The projects have become too heavy, in terms of the amount of code, of complexity, making everything harder, with the following consequences:

  1. Longer installations
    Too many dependencies to install before being able to code on its part.
  2. Too much complexity
    It is challenging for a new developer to navigate the existing codebase and thus to be onboarded.
    It is harder for the maintainers to ensure non-breaking changes.
    It takes longer to ship new features in production (more time to get feedback during development and more time to ship it)
  3. Longer builds
    CIs too long
  4. We (the technical team as a whole) are tempted to think that we need more developers than needed when we would need more efficient workflows and architectures and to be trained around these. This is opinionated and much less factual, of course.

Solving the complexity of Escape

So, now, the complexity of the projects held by our monorepo is officially a concern. How do we solve it? We need to go a (or many) steps further in the philosophy of the monorepo.

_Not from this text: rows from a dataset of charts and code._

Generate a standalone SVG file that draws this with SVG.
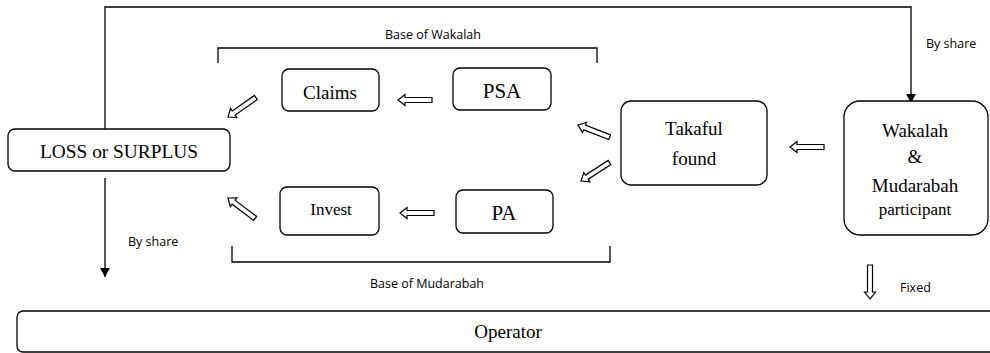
<svg xmlns="http://www.w3.org/2000/svg" width="990" height="353" viewBox="0 0 990 353">
<defs>
<style>
.box{fill:#fff;stroke:#000;stroke-width:1.3}
.ln{fill:none;stroke:#000;stroke-width:1.3}
.ha{fill:#fff;stroke:#000;stroke-width:1.2;stroke-linejoin:miter}
.serif{font-family:"Liberation Serif","Times New Roman",serif;font-size:19px;fill:#000;text-anchor:middle}
.sans{font-family:"Open Sans","Liberation Sans",sans-serif;font-size:12.5px;fill:#000}
</style>
<polygon id="harrow" points="0,0 7,-5.5 7,-2.5 34,-2.5 34,2.5 7,2.5 7,5.5"/>
<marker id="tri" markerWidth="10" markerHeight="10" refX="9" refY="5" orient="auto" markerUnits="userSpaceOnUse">
<path d="M0,0 L9,5 L0,10 Z" fill="#000"/>
</marker>
</defs>
<rect width="990" height="353" fill="#fff"/>

<g id="connectors">
<polyline class="ln" points="105,129 105,7 911,7 911,103" marker-end="url(#tri)"/>
<line class="ln" x1="105" y1="178" x2="105" y2="277" marker-end="url(#tri)"/>
<polyline class="ln" points="218,63 218,48 597,48 597,63"/>
<polyline class="ln" points="232,246 232,262 610,262 610,246"/>
<use href="#harrow" class="ha" transform="translate(398,100)"/>
<use href="#harrow" class="ha" transform="translate(400,213)"/>
<use href="#harrow" class="ha" transform="translate(790,147)"/>
<use href="#harrow" class="ha" transform="translate(228,117) rotate(-35)"/>
<use href="#harrow" class="ha" transform="translate(228,198) rotate(37)"/>
<use href="#harrow" class="ha" transform="translate(578,125) rotate(21)"/>
<use href="#harrow" class="ha" transform="translate(581,181) rotate(-33)"/>
<use href="#harrow" class="ha" transform="translate(870,299) rotate(-90)"/>
<text class="sans" x="433" y="39" text-anchor="middle">Base of Wakalah</text>
<text class="sans" x="427" y="288" text-anchor="middle">Base of Mudarabah</text>
<text class="sans" x="926" y="48">By share</text>
<text class="sans" x="128" y="246">By share</text>
<text class="sans" x="900" y="292">Fixed</text>
</g>

<g id="loss">
<rect class="box" x="8" y="129" width="222" height="42" rx="7"/>
<text class="serif" x="119" y="158" textLength="158" lengthAdjust="spacingAndGlyphs">LOSS or SURPLUS</text>
</g>
<g id="claims">
<rect class="box" x="282" y="69" width="97" height="42" rx="7"/>
<text class="serif" x="330" y="99">Claims</text>
</g>
<g id="psa">
<rect class="box" x="453" y="68" width="98" height="42" rx="7"/>
<text class="serif" x="502" y="98" style="font-size:21px">PSA</text>
</g>
<g id="invest">
<rect class="box" x="280" y="187" width="99" height="48" rx="7"/>
<text class="serif" x="331" y="215" style="font-size:17px">Invest</text>
</g>
<g id="pa">
<rect class="box" x="456" y="190" width="97" height="43" rx="7"/>
<text class="serif" x="504" y="220" style="font-size:21px">PA</text>
</g>
<g id="takaful">
<rect class="box" x="621" y="101" width="146" height="84" rx="10"/>
<text class="serif" x="694" y="135">Takaful</text>
<text class="serif" x="694" y="165">found</text>
</g>
<g id="wakalah">
<rect class="box" x="844" y="101" width="144" height="134" rx="16"/>
<text class="serif" x="915" y="137">Wakalah</text>
<text class="serif" x="915" y="163">&amp;</text>
<text class="serif" x="915" y="192">Mudarabah</text>
<text class="serif" x="915" y="215" style="font-size:17px">participant</text>
</g>
<g id="operator">
<rect class="box" x="17" y="311" width="990" height="41" rx="6"/>
<text class="serif" x="508" y="338">Operator</text>
</g>
</svg>
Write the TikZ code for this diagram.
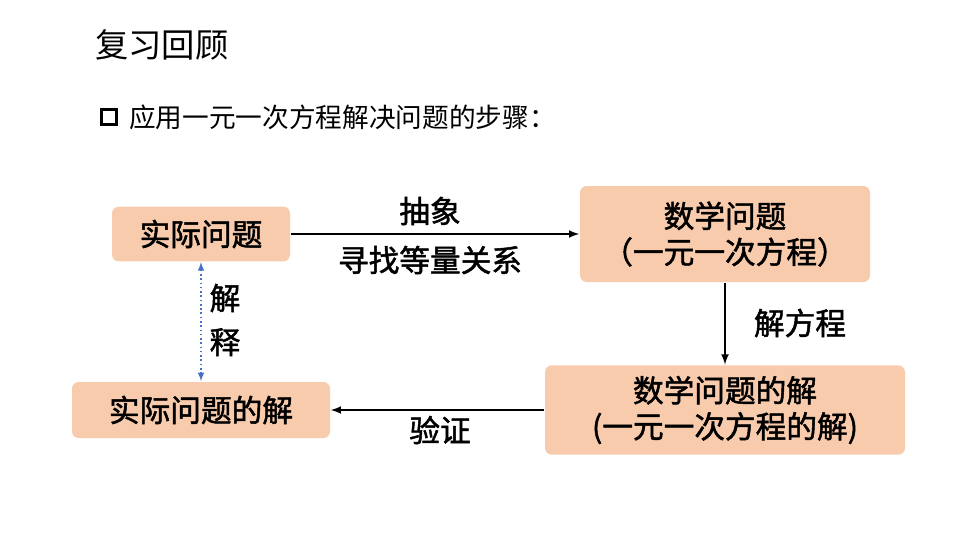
\documentclass[tikz,border=0pt]{standalone}
\usepackage{fontspec}
\setmainfont[AutoFakeBold=1.6]{Noto Sans CJK SC}
\usetikzlibrary{positioning}
\definecolor{peach}{HTML}{F8CBAD}
\definecolor{dotblue}{HTML}{4472C4}

\begin{document}
\begin{tikzpicture}[x=0.75pt, y=-0.75pt, line width=1.2pt]
    \useasboundingbox (0, 0) rectangle (960, 540);
    \tikzset{
        stepbox/.style={fill=peach, rounded corners=5pt, align=center, font=\bfseries\fontsize{23}{27}\selectfont, inner sep=0pt},
        lbl/.style={font=\bfseries\fontsize{23}{27}\selectfont, align=center},
        flow/.style={-latex, line width=1.6pt}
    }

    % heading lines
    \node[anchor=west, font=\fontsize{25}{30}\selectfont] (title) at (90, 45) {复习回顾};
    \node[draw, line width=2pt, minimum size=11pt, inner sep=0pt] (bullet) at (109, 117) {};
    \node[anchor=west, font=\fontsize{20}{24}\selectfont] (lead) at (124, 117) {应用一元一次方程解决问题的步骤：};

    % boxes
    \node[stepbox, minimum width=133.5pt, minimum height=41pt] (real) at (201, 234) {实际问题};
    \node[stepbox, minimum width=217.5pt, minimum height=72pt] (math) at (725, 234) {数学问题\\（一元一次方程）};
    \node[stepbox, minimum width=270pt, minimum height=67pt] (mathsol) at (725, 410) {数学问题的解\\(一元一次方程的解)};
    \node[stepbox, minimum width=193.5pt, minimum height=42pt] (realsol) at (201, 410) {实际问题的解};

    % connectors
    \draw[flow] (real) -- (math);
    \draw[flow] (math) -- (mathsol);
    \draw[flow] (mathsol) -- (realsol);
    \draw[latex-latex, dotblue, dotted, line width=1.2pt] (real) -- (realsol);

    % labels
    \node[lbl] (abstract) at (430, 211) {抽象};
    \node[lbl] (relation) at (430, 260) {寻找等量关系};
    \node[lbl] (solve) at (800, 323) {解方程};
    \node[lbl] (check) at (440, 430) {验证};
    \node[lbl, font=\bfseries\fontsize{23}{33}\selectfont] (explain) at (225, 320) {解\\释};
\end{tikzpicture}
\end{document}
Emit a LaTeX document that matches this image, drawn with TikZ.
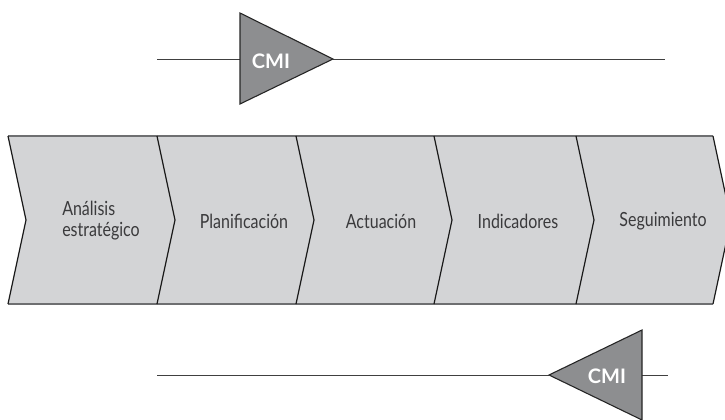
\documentclass[tikz,border=0pt]{standalone}
\usepackage{fontspec}
\setmainfont{Lato}[FakeStretch=0.82]
\newfontfamily\cmifont{Lato}
\begin{document}
\begin{tikzpicture}[x=1pt,y=-1pt,
  chevfill/.style={fill=chevgray,draw=none},
  edgeline/.style={draw=edgegray,line width=1.1pt},
  sideline/.style={draw=black!90,line width=1.2pt,line join=miter},
  flowline/.style={draw=black!75,line width=0.9pt},
  cmitri/.style={fill=trigray,draw=black!85,line width=1.1pt,line join=miter},
  steplabel/.style={font=\fontsize{19.5}{21}\selectfont,text=labelgray,align=left,inner sep=0pt},
  cmilabel/.style={font=\cmifont\bfseries\fontsize{20}{22}\selectfont,text=white,inner sep=0pt}]
\definecolor{chevgray}{HTML}{D3D4D6}
\definecolor{edgegray}{HTML}{6E6F71}
\definecolor{trigray}{HTML}{8D8E90}
\definecolor{labelgray}{HTML}{3A3A3C}
\useasboundingbox (0,0) rectangle (725,420);

% chevron band geometry
\def\top{136}\def\bot{304}\def\mid{220}\def\dep{18}
\foreach \xa/\xb in {8/157,157/296,296/434,434/576,576/713}{
  \path[chevfill] (\xa,\top) -- (\xb,\top) -- (\xb+\dep,\mid) -- (\xb,\bot)
     -- (\xa,\bot) -- (\xa+\dep,\mid) -- cycle;
}
\draw[edgeline] (8,\top) -- (713,\top);
\draw[edgeline] (8,\bot) -- (713,\bot);
\foreach \xa in {8,157,296,434,576,713}{
  \draw[sideline] (\xa,\top) -- (\xa+\dep,\mid) -- (\xa,\bot);
}

% step labels
\node[steplabel] (s1) at (101,221) {Análisis\\estratégico};
\node[steplabel] (s2) at (244,221) {Planificación};
\node[steplabel] (s3) at (381,221) {Actuación};
\node[steplabel] (s4) at (518,221) {Indicadores};
\node[steplabel] (s5) at (663,221) {Seguimiento};

% upper CMI marker
\coordinate (ua) at (157,59);
\coordinate (ub) at (665,59);
\coordinate (ut) at (240,13);
\coordinate (ubm) at (240,104);
\coordinate (uap) at (333,59);
\coordinate (uin) at (240,59);
\draw[flowline] (ua) -- (uin);
\draw[flowline] (uap) -- (ub);
\draw[cmitri] (ut) -- (uap) -- (ubm) -- cycle;
\node[cmilabel] (c1) at (271,61) {CMI};

% lower CMI marker
\coordinate (la) at (157,375);
\coordinate (lb) at (668,375);
\coordinate (lt) at (642,330);
\coordinate (lbm) at (642,420);
\coordinate (lap) at (549,375);
\coordinate (lin) at (642,375);
\draw[flowline] (la) -- (lap);
\draw[flowline] (lin) -- (lb);
\draw[cmitri] (lt) -- (lap) -- (lbm) -- cycle;
\node[cmilabel] (c2) at (607,376) {CMI};
\end{tikzpicture}
\end{document}
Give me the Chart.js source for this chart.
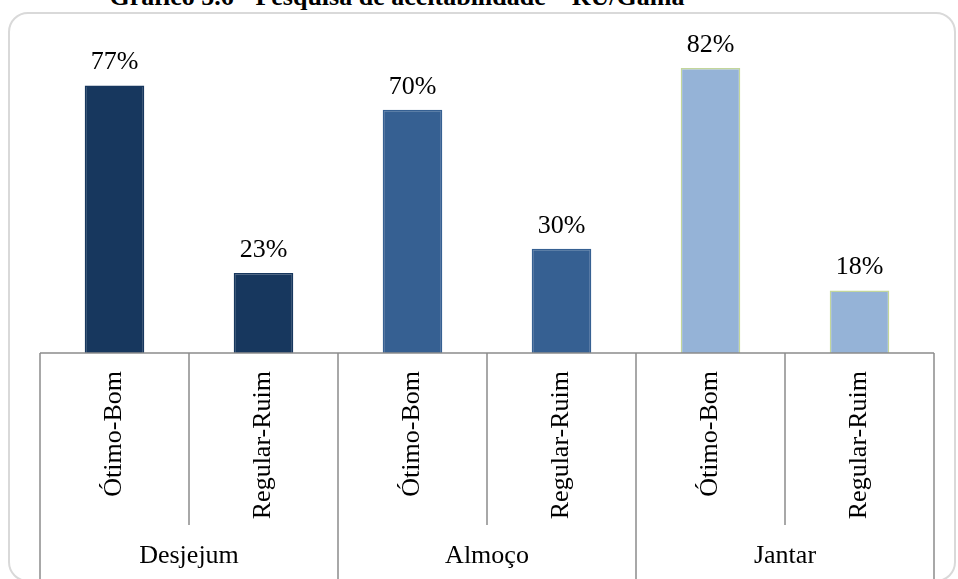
<!DOCTYPE html>
<html>
<head>
<meta charset="utf-8">
<script src="https://cdn.jsdelivr.net/npm/chart.js@4"></script>
<style>
  body { margin: 0; background: #fff; overflow: hidden; }
  #wrap { position: relative; width: 958px; height: 579px; overflow: hidden; }
  #frame {
    position: absolute; left: 8px; top: 12px; width: 944px; height: 566px;
    border: 2px solid #d9d9d9; border-radius: 20px;
  }
  #title {
    position: absolute; left: 0; top: -18px; width: 794px; text-align: center;
    font: bold 26px "Liberation Serif", serif; color: #000; white-space: nowrap;
  }
  #myChart { position: absolute; left: 0; top: 0; }
</style>
</head>
<body>
<div id="wrap">
  <div id="frame"></div>
  <div id="title">Gráfico 5.6 - Pesquisa de aceitabilidade – RU/Gama</div>
  <canvas id="myChart" width="958" height="579"></canvas>
</div>
<script>
// données
const categories = ['Ótimo-Bom', 'Regular-Ruim', 'Ótimo-Bom', 'Regular-Ruim', 'Ótimo-Bom', 'Regular-Ruim']
const groups = ['Desjejum', 'Almoço', 'Jantar']
const values = [77, 23, 70, 30, 82, 18]
const groupColors = ['#17375e', '#366092', '#95b3d7']
const groupBorders = ['#17375e', '#366092', '#c3d69b']

const barColors = values.map((v, i) => groupColors[Math.floor(i / 2)])
const barBorders = values.map((v, i) => groupBorders[Math.floor(i / 2)])

const serif = '"Liberation Serif", "Times New Roman", serif'
const lineColor = '#8c8c8c'

// étiquettes de valeur au-dessus des barres
const valueLabels = {
    id: 'valueLabels',
    afterDatasetsDraw(chart) {
        const ctx = chart.ctx
        const meta = chart.getDatasetMeta(0)
        ctx.save()
        ctx.font = '26px ' + serif
        ctx.fillStyle = '#000'
        ctx.textAlign = 'center'
        ctx.textBaseline = 'alphabetic'
        meta.data.forEach((bar, i) => {
            ctx.fillText(values[i] + '%', bar.x, bar.y - 16)
        })
        ctx.restore()
    }
}

// lignes de l'axe en deux niveaux
const axisLines = {
    id: 'axisLines',
    afterDraw(chart) {
        const ctx = chart.ctx
        const x = chart.scales.x
        const top = chart.chartArea.bottom
        const subBottom = x.bottom
        const fullBottom = chart.height
        ctx.save()
        ctx.strokeStyle = lineColor
        ctx.lineWidth = 1.5
        ctx.beginPath()
        ctx.moveTo(x.left, top)
        ctx.lineTo(x.right, top)
        for (let i = 0; i <= categories.length; i++) {
            let px
            if (i === 0) px = x.left
            else if (i === categories.length) px = x.right
            else px = (x.getPixelForValue(i - 1) + x.getPixelForValue(i)) / 2
            ctx.moveTo(px, top)
            ctx.lineTo(px, i % 2 === 0 ? fullBottom : subBottom)
        }
        ctx.stroke()
        ctx.restore()
    }
}

const ctx = document.getElementById('myChart').getContext('2d')
const myChart = new Chart(ctx, {
    type: 'bar',
    data: {
        labels: categories,
        datasets: [{
            data: values,
            backgroundColor: barColors,
            borderColor: barBorders,
            borderWidth: 1.5,
            barPercentage: 0.4,
            categoryPercentage: 1
        }]
    },
    options: {
        responsive: false,
        animation: false,
        layout: { padding: { left: 40, right: 24, top: 41, bottom: 0 } },
        plugins: {
            legend: { display: false },
            tooltip: { enabled: false }
        },
        scales: {
            y: { display: false, min: 0, max: 89.8 },
            x: {
                position: 'bottom',
                grid: { display: false, drawTicks: false },
                border: { display: false },
                ticks: {
                    minRotation: 90, maxRotation: 90, padding: 18,
                    color: '#000', font: { family: serif, size: 26 }
                },
                afterFit: (scale) => { scale.height = 172 }
            },
            groups: {
                type: 'category',
                position: 'bottom',
                labels: groups,
                offset: true,
                grid: { display: false, drawTicks: false },
                border: { display: false },
                ticks: {
                    padding: 16, maxRotation: 0,
                    color: '#000', font: { family: serif, size: 26 }
                },
                afterFit: (scale) => { scale.height = 54 }
            }
        }
    },
    plugins: [valueLabels, axisLines]
})
</script>
</body>
</html>
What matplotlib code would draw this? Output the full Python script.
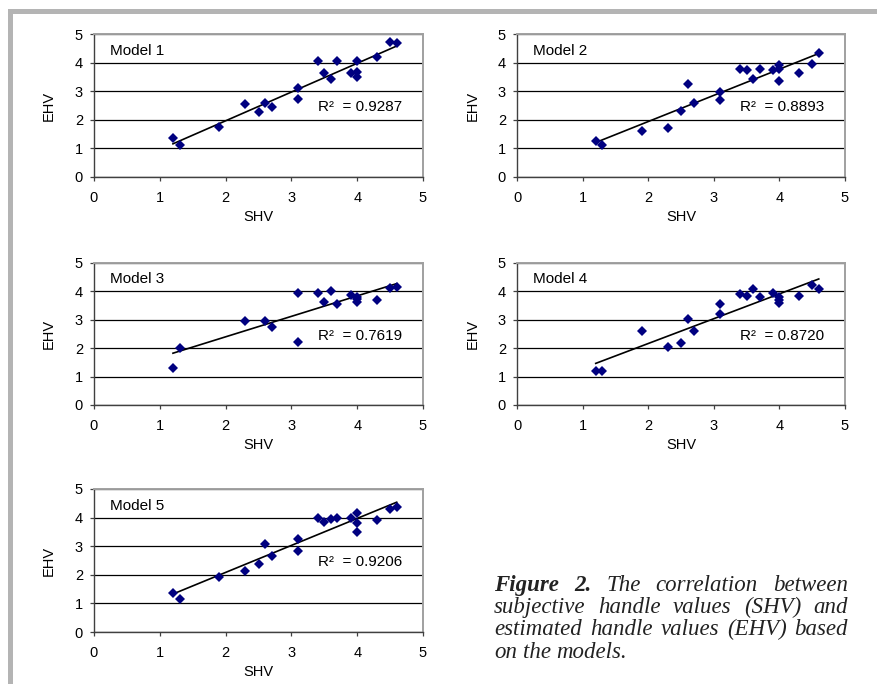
import numpy as np
import matplotlib
matplotlib.use("Agg")
import matplotlib.pyplot as plt
from matplotlib.patches import Rectangle

matplotlib.rcParams.update({
    "font.family": "Liberation Sans",
    "font.size": 10.5,
})

W, H = 877, 684

# subjective handle values (shared x for all models)
shv = [1.2, 1.3, 1.9, 2.3, 2.5, 2.6, 2.7, 3.1, 3.1, 3.4,
       3.5, 3.6, 3.7, 3.9, 4.0, 4.0, 4.0, 4.3, 4.5, 4.6]

# estimated handle values (None = not visible)
ehv_m1 = [1.38, 1.11, 1.75, 2.55, 2.28, 2.60, 2.46, 3.10, 2.73, 4.04,
          3.65, 3.42, 4.04, 3.65, 4.04, 3.68, 3.51, 4.21, 4.73, 4.70]
ehv_m2 = [1.27, 1.12, 1.62, 1.72, 2.31, 3.25, 2.58, 2.98, 2.69, 3.78,
          3.74, 3.41, 3.76, 3.74, 3.92, 3.76, 3.35, 3.62, 3.96, 4.35]
ehv_m3 = [1.32, 1.99, None, 2.95, None, 2.97, 2.74, 3.94, 2.23, 3.96,
          3.64, 4.03, 3.56, 3.88, 3.80, 3.74, 3.62, 3.71, 4.13, 4.15]
ehv_m4 = [1.21, 1.21, 2.60, 2.05, 2.19, 3.02, 2.60, 3.55, 3.20, 3.90,
          3.83, 4.07, 3.81, 3.96, 3.81, 3.70, 3.58, 3.84, 4.24, 4.08]
ehv_m5 = [1.38, 1.14, 1.93, 2.14, 2.39, 3.07, 2.66, 3.24, 2.84, 3.97,
          3.86, 3.94, 3.97, 3.97, 4.15, 3.80, 3.50, 3.91, 4.29, 4.36]

model_names = ["Model 1", "Model 2", "Model 3", "Model 4", "Model 5"]
r2_labels = ["0.9287", "0.8893", "0.7619", "0.8720", "0.9206"]
ticks = [0, 1, 2, 3, 4, 5]

caption_lines = [
    "Figure 2. The correlation between",
    "subjective handle values (SHV) and",
    "estimated handle values (EHV) based",
    "on the models.",
]

# axes boxes in pixels: left, top, right, bottom
boxes = [(94, 34, 423, 177), (517, 34, 845, 177),
         (94, 263, 423, 405), (517, 263, 845, 405),
         (94, 489, 423, 632)]

fig = plt.figure(figsize=(W / 100, H / 100), dpi=100)
fig.patch.set_facecolor("white")

# grey frame (left and top bars)
fig.add_artist(Rectangle((7.5 / W, 0), 5.2 / W, (H - 9) / H,
                         transform=fig.transFigure, color="#b4b4b4", lw=0))
fig.add_artist(Rectangle((7.5 / W, 1 - 14 / H), (W - 7.5) / W, 5 / H,
                         transform=fig.transFigure, color="#b4b4b4", lw=0))

all_ehv = [ehv_m1, ehv_m2, ehv_m3, ehv_m4, ehv_m5]
for i, ehv in enumerate(all_ehv):
    l, t, r, b = boxes[i]
    ax = fig.add_axes([l / W, 1 - b / H, (r - l) / W, (b - t) / H])
    x = np.array([s for s, e in zip(shv, ehv) if e is not None])
    y = np.array([e for e in ehv if e is not None])

    k, c = np.polyfit(x, y, 1)
    xl = np.array([x.min(), x.max()])
    ax.plot(xl, k * xl + c, color="black", lw=1.2, zorder=3)
    ax.plot(x, y, "D", color="#000080", ms=5.4, mew=0, zorder=4)

    ax.set_xlim(0, 5); ax.set_ylim(0, 5)
    ax.set_xticks(ticks); ax.set_yticks(ticks)
    ax.set_axisbelow(True)
    ax.yaxis.grid(True, color="black", lw=0.9)
    for s in ["left", "bottom"]:
        ax.spines[s].set_color("#404040"); ax.spines[s].set_linewidth(1.0)
    for s in ["top", "right"]:
        ax.spines[s].set_color("#a0a0a0"); ax.spines[s].set_linewidth(1.4)
    ax.tick_params(direction="out", length=3, width=0.9, color="#404040",
                   labelsize=10.5)
    ax.tick_params(axis="x", pad=7)
    ax.tick_params(axis="y", pad=5)

    ax.set_xlabel("SHV", fontsize=10.5)
    ax.set_ylabel("EHV", fontsize=10.5)
    ax.xaxis.set_label_coords(0.5, -0.23)
    ax.yaxis.set_label_coords(-0.115, 0.5)

    ax.text(0.25, 4.28, model_names[i], fontsize=11, va="baseline")
    ax.text(3.4, 2.3, "R\u00b2  = " + r2_labels[i], fontsize=11,
            va="baseline")

# justified caption, built word by word
cap_left, cap_right = 494, 848
cap_base, cap_step, cap_size = 591, 22.2, 16.5
fig.canvas.draw()
rend = fig.canvas.get_renderer()
for i, line in enumerate(caption_lines):
    words = line.split()
    yb = 1 - (cap_base + i * cap_step) / H
    objs = []
    for j, w in enumerate(words):
        bold = (i == 0 and j < 2)
        objs.append(fig.text(0, yb, w, family="Liberation Serif",
                             style="italic", size=cap_size, va="baseline",
                             weight="bold" if bold else "normal",
                             color="#222222"))
    widths = [o.get_window_extent(rend).width for o in objs]
    if i < len(caption_lines) - 1:
        gap = (cap_right - cap_left - sum(widths)) / (len(words) - 1)
    else:
        gap = cap_size * 100 / 72 * 0.25
    xp = cap_left
    for o, wd in zip(objs, widths):
        o.set_x(xp / W)
        xp += wd + gap

fig.savefig("out.png", dpi=100, facecolor="white")
plt.close(fig)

Monorepos are supposed to hold many small projects, not a small number of significant projects.

Smaller projects mean many but small & parallelized builds, more but shorter CIs (fewer dependencies to install, less code to lint/test per project). It also means more reusability/testability of small portions of the code, inevitably leading to lighter unit tests.

This next part describes our now-targeted workflow for developing in a monorepo, where we try to leverage its advantages in terms of standardization and use it to write smaller projects.

The thesis of Escape's monorepo

The first interest in monorepos comes from the need for standardization. A good monorepo helps break down complexity if it meets these two conditions:

In the following section, easy means "accomplished with a single documented command."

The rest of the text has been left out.